- All factors are indicating an artificially created asset inflation.
- Earnings are expected to decline with economic outlook being constantly revised downwards.
- Gold is gaining alongside stocks which confirms that all assets are inflated.
Amidst all the turmoil from BREXIT, negative interest rates and global downward economic growth forecasts, the S&P 500 has reached a new high. On Monday it closed at 2,137.16 points, overtaking the previous high of 2,130.82 from May 21, 2015. The Monday record was surpassed again on Tuesday and Wednesday, with Wednesday closing at 2,152.43.
Figure 1: S&P 500 in the last 5 years. Source: Bloomberg.
This new high isn’t significant in terms of real returns as the market hasn’t really gone anywhere in the last 14 months, but it is significant from a psychological and confidence perspective. In this article we are going to look for the breakout reasons and fundamentals, and analyze potential risks.
It’s pretty straightforward: if earnings grow then the S&P 500 is also supposed to grow, if earnings decline and the S&P 500 grows we can assume we are in a bubble. At the moment, earnings are not growing and this earnings season will probably be the fifth consecutive quarterly earnings decline. In total, net income is down 18% since its 2014 high.
Figure 2: S&P 500 index and earnings. Source: Bloomberg.
The 18% decline isn’t that bad when compared to the average 36% earnings decline in recessions since 1936, but currently we are not even close to being in a recession.
Investors seem optimistic and willing to pay a hefty premium for stocks. The current S&P 500 PE ratio is approaching 25 and it has been higher than 25 on only two occasions in the last 100 years, in the dotcom bubble and in the midst of the Great Recession when earnings plunged.
Figure 3: S&P 500 PE ratio. Source: Multpl.
As earnings are not growing and fundamentals are deteriorating, there must be something else that creates investor optimism.
As stock prices reflect future expectations, a look at GDP forecasts will give a good perspective on the rationality of the above valuations. In June, well before the BREXIT vote, the World Bank lowered its global growth forecast from 2.9% to 2.4% indicating more trouble for corporations. The International Monetary Fund has cut its forecast for the U.S. from 2.4% to 2.2% for 2016 but expects a pickup to 2.5% in 2017, while the FED expects moderate and stable economic growth at 2% for the next few years. In greater detail, the media highly promoted the 287,000 new jobs added recently but failed to focus on the increased unemployment rate from 4.7% to 4.9%.

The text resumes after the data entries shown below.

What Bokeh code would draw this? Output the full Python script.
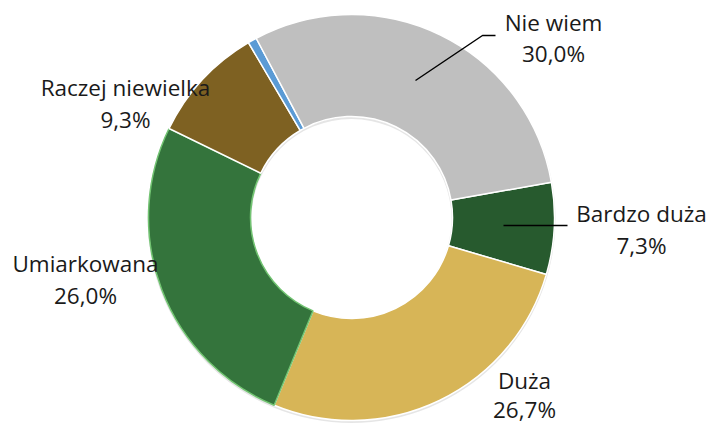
import math
from bokeh.plotting import figure
from bokeh.models import Range1d, ColumnDataSource
from bokeh.core.properties import value
from bokeh.embed import file_html
from bokeh.resources import INLINE

# data
categories = ["Bardzo duża", "Duża", "Umiarkowana", "Raczej niewielka", "", "Nie wiem"]
shares = [7.3, 26.7, 26.0, 9.3, 0.7, 30.0]
colors = ["#275A2E", "#D7B557", "#34743C", "#7E6122", "#5B9BD5", "#BFBFBF"]
edge_colors = ["white", "white", "#72C472", "white", "white", "white"]

W, H = 710, 428
p = figure(width=W, height=H, output_backend="svg", toolbar_location=None,
           x_range=Range1d(0, W), y_range=Range1d(0, H), min_border=0)
p.axis.visible = False
p.grid.visible = False
p.outline_line_color = None
p.background_fill_color = "white"

def fx(x): return x
def fy(y): return H - y

cx, cy = fx(351), fy(217)
r_out, r_in = 203, 101
rot0 = 80.0  # degrees clockwise from 12 o'clock where first slice starts

starts, ends = [], []
acc = rot0
for s in shares:
    a0 = acc
    a1 = acc + s * 3.6
    starts.append(math.radians(90 - a1))
    ends.append(math.radians(90 - a0))
    acc = a1

src = ColumnDataSource(dict(start=starts, end=ends, color=colors, edge=edge_colors))
# soft shadow
p.annulus(x=[cx], y=[cy - 1.5], inner_radius=r_in - 1, outer_radius=r_out + 1,
          fill_color="#000000", fill_alpha=0.10, line_color=None)
p.annular_wedge(x=cx, y=cy, inner_radius=r_in, outer_radius=r_out,
                start_angle="start", end_angle="end", fill_color="color",
                line_color="edge", line_width=1.5, source=src)

label_idx = [5, 0, 1, 2, 3]
label_x = [553, 641, 524, 85, 125]
line1_y = [22, 213, 380, 263, 87]
line2_y = [53, 245, 409, 295, 119]

names, pcts, xs, y1s, y2s = [], [], [], [], []
for k, i in enumerate(label_idx):
    names.append(categories[i])
    pcts.append(f"{shares[i]:.1f}".replace(".", ",") + "%")
    xs.append(fx(label_x[k]))
    y1s.append(fy(line1_y[k]))
    y2s.append(fy(line2_y[k]))

font = value("Open Sans")
p.text(x=xs, y=y1s, text=names, text_font=font, text_font_size="22.5px",
       text_align="center", text_baseline="middle", text_color="#1a1a1a")
p.text(x=xs, y=y2s, text=pcts, text_font=font, text_font_size="22.5px",
       text_align="center", text_baseline="middle", text_color="#1a1a1a")

# leader lines
p.line(x=[fx(415), fx(482), fx(495)], y=[fy(80), fy(35), fy(35)], line_color="black", line_width=1.5)
p.line(x=[fx(503), fx(567)], y=[fy(225), fy(225)], line_color="black", line_width=1.5)

open("out.html", "w").write(file_html(p, INLINE))
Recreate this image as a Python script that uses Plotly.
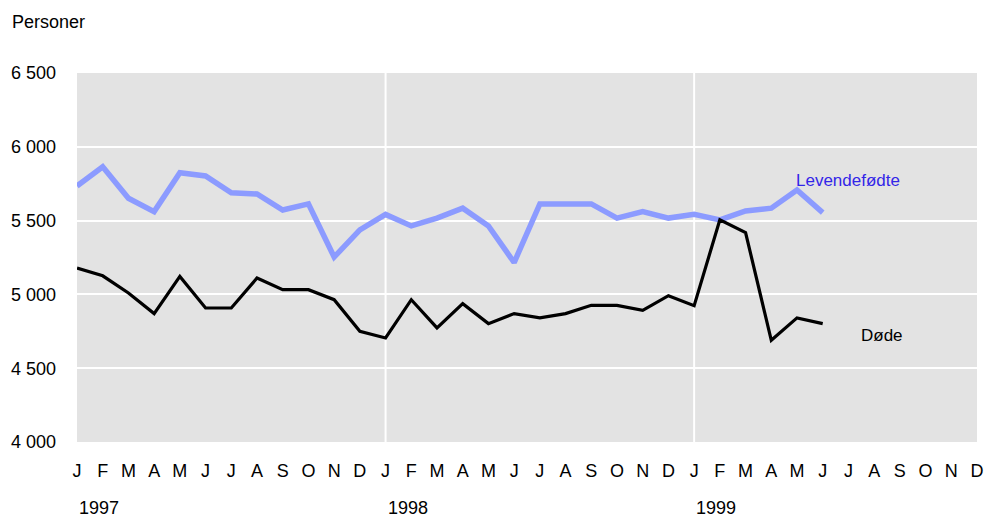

One might wonder if the above mentioned data is enough to sustain a PE ratio of 25 as historically the economy has grown faster than 2% and the S&P 500 has had lower PE ratios, again an indication that asset prices are inflated.
Low Bond Yields
The inflation in asset prices is especially visible in fixed income investments. With 30% of global sovereign debt charging a negative yield, investors push bond prices higher and higher in a desperate search for positive yields. This is further enhanced by the central banks of Europe and Japan actively buying corporate bonds on the market, and even stocks for the latter. As long as central banks relentlessly continue buying securities, it is very difficult for stock markets to experience substantial declines which means that small risks are being smoothed out by monetary policies while the big black looming risk grows bigger and bigger.
Not only that, but capital flows toward fixed income funds are reaching record highs.
Figure 4: Cumulative fixed income ETP flows in billions. Source: Bloomberg.
S&P 500 Sector Performance
One could argue that the above mentioned corporate earnings decline is mostly the result of lower commodity prices and declining earnings in the energy sector, but only 4 of 10 sectors will see earnings growth in the coming earnings season.
Figure 5: S&P 500 expected earnings growth per sector. Source: FACTSET.
Despite that the energy sector is expecting the worst decline in earnings, its performance in the last 6 months has been the best as things have stabilized a bit. On the other hand, the fact that utilities, energy and materials were the best performing sectors in the last 3 months shows that investors are looking for investments that protect against inflation and have constant, recession-proof yields.
Figure 6: S&P 500 sector performance in the last 6 months. Source: Sector SPDR.
The same conclusion related to the search for inflation protective assets can be reached by the looking at the continuing surge in gold prices.
Figure 7: Gold prices in the last 12 months. Source: Bloomberg.
Gold is usually not correlated with stocks, but from the chart above we can see that both gold and stocks are increasing which again leads toward the conclusion that all asset prices are inflated.
What To Do
It is difficult to be smart in such an artificially created situation, but stock picking and “stick to what you know” might be the best option. You must evaluate the companies in your portfolio and identify how they will perform in the uncertain times that are ahead as asset inflation, possible real inflation in the future, and higher rates will wreak havoc among securities.
Now is the time to be smart. Investors should grasp the opportunities given by the high liquidity but at the same time think of the potential risks if anything changes in the current financial monetary easing system.